There is the finished, not wrapped product.  Not quite as cute as I pictured, but at least no one knows what I was aiming for.  Without that mental image to compare it too I think they work just fine.

Saturday, December 1, 2012

holiday confession

Okay here it is straight up: I really do not like this time of year.

Maybe its the stress.

Maybe its the family you never have to put up with all year suddenly being all up in your business about how important spending time together is.

Maybe its the fiscal insanity.

Maybe its the BS about the "holiday spirit" or "the reason for the season" and the lack of actual realism and meaning the majority of people put behind those words.

Maybe it is that stores are nucking futs to be in until like mid-January.

Maybe it is a lot of other things, but I am not one of those bloggers who is going to be all "ohmigorsh I heart this time of year so so so so so so so much!"  Nope, not here, wrong place.

This said, I know my piss poor attitude stems from a lot of things that are me-centric.  For brevity's sake lets leave it at this: I have issues, I know I do.

I also do not want to pass my "issues" on to my children.  They shouldn't hate this time of year, it seems to bring a lot of joy to some people.  It would be nice if it would do that for them.

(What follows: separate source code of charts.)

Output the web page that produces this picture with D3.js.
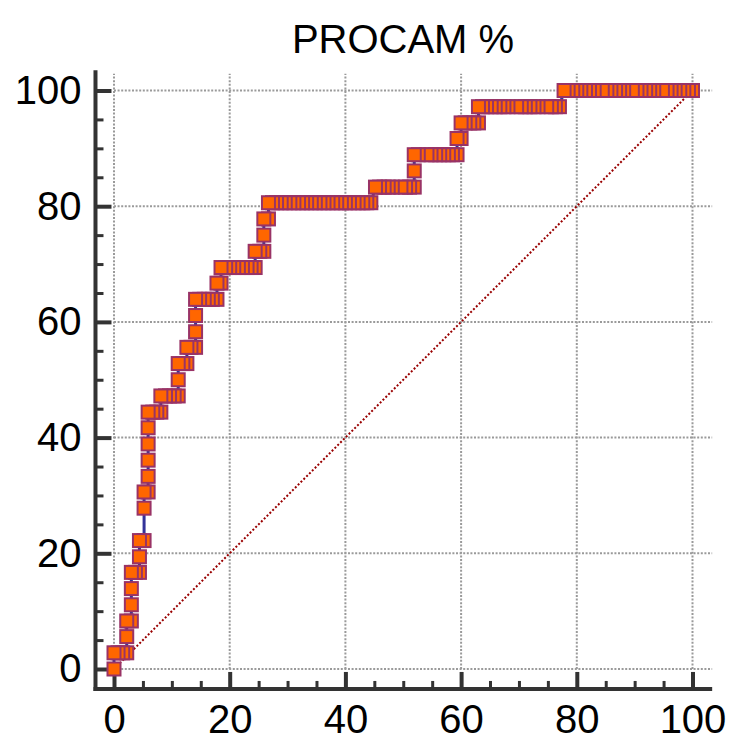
<!DOCTYPE html>
<html>
<head>
<meta charset="utf-8">
<script src="https://cdn.jsdelivr.net/npm/d3@7"></script>
<style>
  html, body { margin: 0; padding: 0; background: #fff; }
  svg { display: block; }
  text { font-family: "Liberation Sans", Arial, sans-serif; fill: #000; }
</style>
</head>
<body>
<svg id="chart" width="731" height="742"></svg>
<script>
// ---- data ----
const chartTitle = "PROCAM %";
const majorTicks = [0, 20, 40, 60, 80, 100];
const minorTicks = [5, 10, 15, 25, 30, 35, 45, 50, 55, 65, 70, 75, 85, 90, 95];

// sensitivity (true positive rate, %) of each level
const sensitivity = [0, 2.8, 5.6, 8.3, 11.1, 13.9, 16.7, 19.4, 22.2, 25.0, 27.8, 30.6, 33.3,
  36.1, 38.9, 41.7, 44.4, 47.2, 50.0, 52.8, 55.6, 58.3, 61.1, 63.9, 66.7, 69.4, 72.2, 75.0,
  77.8, 80.6, 83.3, 86.1, 88.9, 91.7, 94.4, 97.2, 100];

// 100 - specificity (%) of the criterion points found at each sensitivity level
const fprByLevel = [
  [0],
  [0, 0.7, 1.5, 2.2],
  [2.2],
  [2.2, 3.0],
  [3.0],
  [3.0],
  [3.0, 3.7, 4.4],
  [4.4],
  [4.4, 5.2],
  [],
  [5.2],
  [5.2, 5.9],
  [5.9],
  [5.9],
  [5.9],
  [5.9],
  [5.9, 6.7, 7.4, 8.1],
  [8.1, 8.9, 9.6, 10.4, 11.1],
  [11.1],
  [11.1, 11.9, 12.6],
  [12.6, 13.3, 14.1],
  [14.1],
  [14.1],
  [14.1, 14.8, 15.6, 16.3, 17.0, 17.8],
  [17.8, 18.5],
  [18.5, 19.3, 20.0, 20.7, 21.5, 22.2, 23.0, 23.7, 24.4],
  [24.4, 25.2, 25.9],
  [25.9],
  [25.9, 26.7],
  [26.7, 27.4, 28.1, 28.9, 29.6, 30.4, 31.1, 31.9, 32.6, 33.3, 34.1, 34.8, 35.6, 36.3, 37.0,
   37.8, 38.5, 39.3, 40.0, 40.7, 41.5, 42.2, 43.0, 43.7, 44.4],
  [45.2, 45.9, 46.7, 47.4, 48.1, 49.6, 50.4, 51.1, 51.9],
  [51.9],
  [51.9, 52.6, 54.1, 54.8, 55.6, 56.3, 57.0, 57.8, 58.5, 59.3],
  [59.3, 60.0],
  [60.0, 60.7, 61.5, 62.2, 63.0],
  [63.0, 63.7, 64.4, 65.2, 65.9, 66.7, 67.4, 68.1, 69.6, 70.4, 71.1, 71.9, 72.6, 73.3, 74.8,
   75.6, 76.3, 77.0],
  [77.8, 78.5, 79.3, 80.0, 80.7, 81.5, 82.2, 83.0, 84.4, 85.2, 85.9, 86.7, 87.4, 88.1, 89.6,
   90.4, 91.1, 91.9, 92.6, 93.3, 94.8, 95.6, 96.3, 97.0, 97.8, 98.5, 99.3, 100]
];

// ---- build points ----
const points = [];
fprByLevel.forEach((arr, i) => arr.forEach(f => points.push({ fpr: f, tpr: sensitivity[i] })));

// ---- layout ----
const svg = d3.select("#chart");
const x = d3.scaleLinear().domain([0, 100]).range([114, 692.5]);
const y = d3.scaleLinear().domain([0, 100]).range([669, 90.5]);
const axisX0 = -3.2, axisXmax = 103.4;   // spine extents in data units
const axisY0 = -3.45, axisYmax = 103.5;

svg.append("rect").attr("width", 731).attr("height", 742).attr("fill", "#fff");

// grid
const grid = svg.append("g").attr("stroke", "#9a9a9a").attr("stroke-width", 2)
  .attr("stroke-dasharray", "2,1.6").attr("fill", "none");
majorTicks.forEach(t => {
  grid.append("line").attr("x1", x(t)).attr("x2", x(t)).attr("y1", y(0)).attr("y2", y(102.9));
  grid.append("line").attr("x1", x(0)).attr("x2", x(axisXmax)).attr("y1", y(t)).attr("y2", y(t));
});

// diagonal reference line
svg.append("line")
  .attr("x1", x(0)).attr("y1", y(0)).attr("x2", x(100)).attr("y2", y(100))
  .attr("stroke", "#990000").attr("stroke-width", 2).attr("stroke-dasharray", "2,2");

// axes
const spineX = x(axisX0), spineY = y(axisY0);
const axisColor = "#333";

function styleAxis(g, w) {
  g.select(".domain").remove();
  g.selectAll(".tick line").attr("stroke", axisColor).attr("stroke-width", w);
  g.selectAll(".tick text").attr("font-size", 40).attr("fill", "#000")
    .attr("font-family", "'Liberation Sans', Arial, sans-serif");
}

const yMajor = svg.append("g").attr("transform", `translate(${spineX},0)`)
  .call(d3.axisLeft(y).tickValues(majorTicks).tickSize(-16).tickPadding(14).tickFormat(d3.format("d")));
styleAxis(yMajor, 4);
const yMinor = svg.append("g").attr("transform", `translate(${spineX},0)`)
  .call(d3.axisLeft(y).tickValues(minorTicks).tickSize(-8).tickFormat(""));
styleAxis(yMinor, 3);

const xMajor = svg.append("g").attr("transform", `translate(0,${spineY})`)
  .call(d3.axisBottom(x).tickValues(majorTicks).tickSize(-17).tickPadding(16).tickFormat(d3.format("d")));
styleAxis(xMajor, 4);
const xMinor = svg.append("g").attr("transform", `translate(0,${spineY})`)
  .call(d3.axisBottom(x).tickValues(minorTicks).tickSize(-8).tickFormat(""));
styleAxis(xMinor, 3);

// spines
svg.append("line").attr("x1", spineX).attr("x2", spineX).attr("y1", y(axisYmax)).attr("y2", spineY + 2)
  .attr("stroke", axisColor).attr("stroke-width", 4);
svg.append("line").attr("x1", spineX - 2).attr("x2", x(axisXmax)).attr("y1", spineY).attr("y2", spineY)
  .attr("stroke", axisColor).attr("stroke-width", 4);

// ROC line
const linePts = points.slice().sort((a, b) => a.tpr - b.tpr || a.fpr - b.fpr);
svg.append("path")
  .datum(linePts)
  .attr("d", d3.line().x(d => x(d.fpr)).y(d => y(d.tpr)))
  .attr("fill", "none").attr("stroke", "#333399").attr("stroke-width", 3);

// markers: drawn from upper right to lower left so the left-most square of a run is on top
const markPts = points.slice().sort((a, b) => b.tpr - a.tpr || b.fpr - a.fpr);
const ms = 13;
svg.append("g").selectAll("rect").data(markPts).join("rect")
  .attr("x", d => x(d.fpr) - ms / 2).attr("y", d => y(d.tpr) - ms / 2)
  .attr("width", ms).attr("height", ms)
  .attr("fill", "#FF6600").attr("stroke", "#993366").attr("stroke-width", 2);

// title
svg.append("text").attr("x", 403).attr("y", 53).attr("text-anchor", "middle")
  .attr("font-size", 40).text(chartTitle);
</script>
</body>
</html>
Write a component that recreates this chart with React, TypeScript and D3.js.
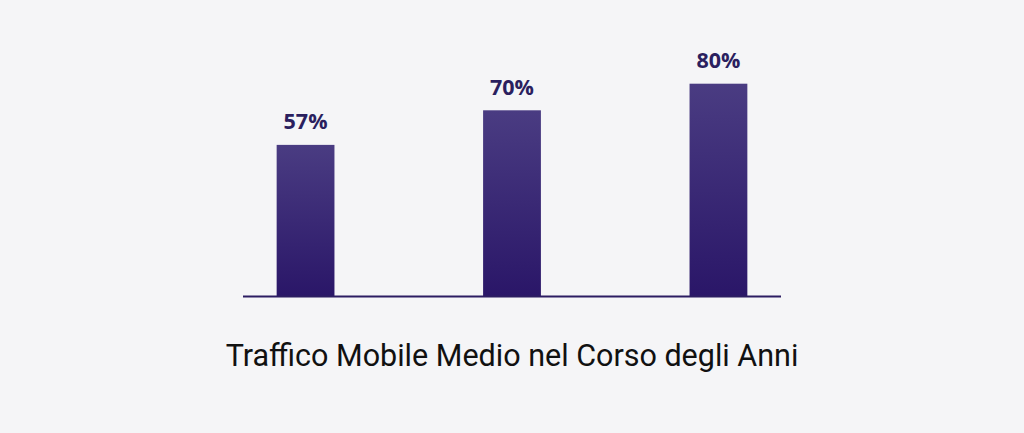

So I am sucking it up.  Trying to really.  How you ask ... ?  Well, with one of these ...



Ah yes, I got a creepy Elf.  his name is El Gringo, and he is all mine this year because I have one kid old enough to get the humor and one too young to get that mommy is a little sick in the head.

So brace yourself, I will be sharing the 25 days of creepy plastic psycho El Gringo with you in an effort to up the holiday spirit.  (Okay fine I am also doing another, much less funny and more meaningful thing too.  I'll get around to sharing that eventually.)